• **Information provided**:

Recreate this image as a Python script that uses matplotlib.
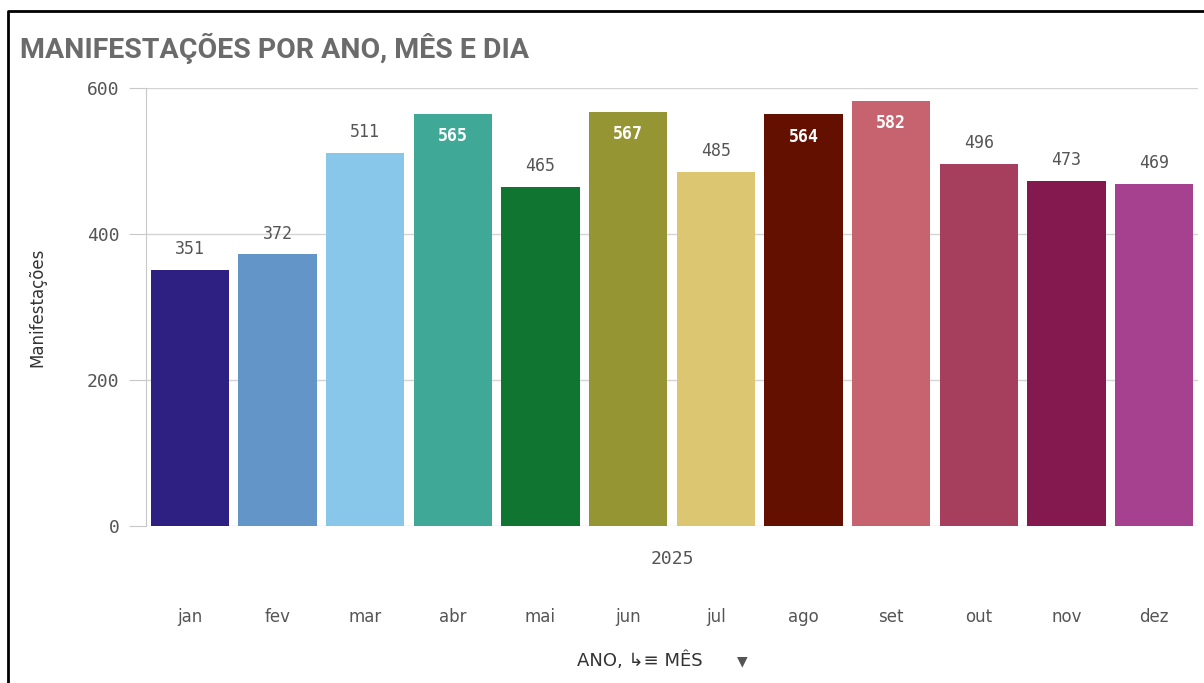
import matplotlib.pyplot as plt
from matplotlib.lines import Line2D

# === DATA ===
months = ["jan", "fev", "mar", "abr", "mai", "jun", "jul", "ago", "set", "out", "nov", "dez"]
values = [351, 372, 511, 565, 465, 567, 485, 564, 582, 496, 473, 469]
bar_colors = ["#2e1f82", "#6395c9", "#88c6ea", "#3fa896", "#117532", "#969534",
              "#dcc672", "#641001", "#c6636f", "#a63e5e", "#83194f", "#a6418f"]
inside_label = [False, False, False, True, False, True, False, True, True, False, False, False]
year_label = "2025"
yticks = [0, 200, 400, 600]

W, H = 1204, 683
fig = plt.figure(figsize=(W / 100, H / 100), dpi=100)

# axes placed in pixel terms of the reference
left, right, top, bottom = 146, 1198, 88, 526
ax = fig.add_axes([left / W, 1 - bottom / H, (right - left) / W, (bottom - top) / H])

x = list(range(len(months)))
bars = ax.bar(x, values, width=0.89, color=bar_colors, zorder=3)

ax.set_xlim(-0.5, len(months) - 0.5)
ax.set_ylim(0, 600)
ax.set_yticks(yticks)
ax.set_yticklabels([str(t) for t in yticks], family="DejaVu Sans Mono", fontsize=13, color="#555555")
ax.tick_params(axis="y", length=12, color="#c8c8c8", pad=7)
ax.set_xticks([])

ax.grid(axis="y", color="#d4d4d4", linewidth=1, zorder=0)
for s in ["top", "right", "bottom"]:
    ax.spines[s].set_visible(False)
ax.spines["left"].set_color("#c8c8c8")

# value labels
for xi, v, inside in zip(x, values, inside_label):
    if inside:
        ax.annotate(str(v), (xi, v), xytext=(0, -16), textcoords="offset points",
                    ha="center", va="center", family="DejaVu Sans Mono", fontsize=12,
                    color="white", fontweight="bold", zorder=4)
    else:
        ax.annotate(str(v), (xi, v), xytext=(0, 15), textcoords="offset points",
                    ha="center", va="center", family="DejaVu Sans Mono", fontsize=12,
                    color="#555555", zorder=4)

# x axis labels: year, months, dimension caption
ax.text(0.5, -0.075, year_label, transform=ax.transAxes, ha="center", va="center",
        family="DejaVu Sans Mono", fontsize=13, color="#555555")
for xi, m in zip(x, months):
    ax.annotate(m, (xi, 0), xytext=(0, -91 * 0.72), textcoords="offset points",
                ha="center", va="center", fontsize=12, color="#555555", family="DejaVu Sans")
fig.text(577 / W, 1 - 661 / H, "ANO, \u21b3\u2261 MÊS", ha="left", va="center",
         fontsize=13, color="#333333", family="DejaVu Sans")
fig.text(742 / W, 1 - 661 / H, "\u25bc", ha="center", va="center",
         fontsize=10, color="#555555", family="DejaVu Sans")

ax.set_ylabel("Manifestações", fontsize=12, color="#333333", family="DejaVu Sans")
ax.yaxis.set_label_coords((46 - left) / (right - left), 0.5)

# title
fig.text(20 / W, 1 - 48 / H, "MANIFESTAÇÕES POR ANO, MÊS E DIA", ha="left", va="center",
         fontsize=20.5, fontweight="bold", color="#6b6b6b", family="Roboto")

# panel frame
fig.add_artist(Line2D([8 / W, 8 / W, 1.0], [0.0, 1 - 11 / H, 1 - 11 / H],
                      transform=fig.transFigure, color="black", linewidth=2))

fig.savefig("out.png", dpi=100)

• **What to do**: Determine how many lines of the material include the string "matplotlib". Output only that count.

• **The answer**: 3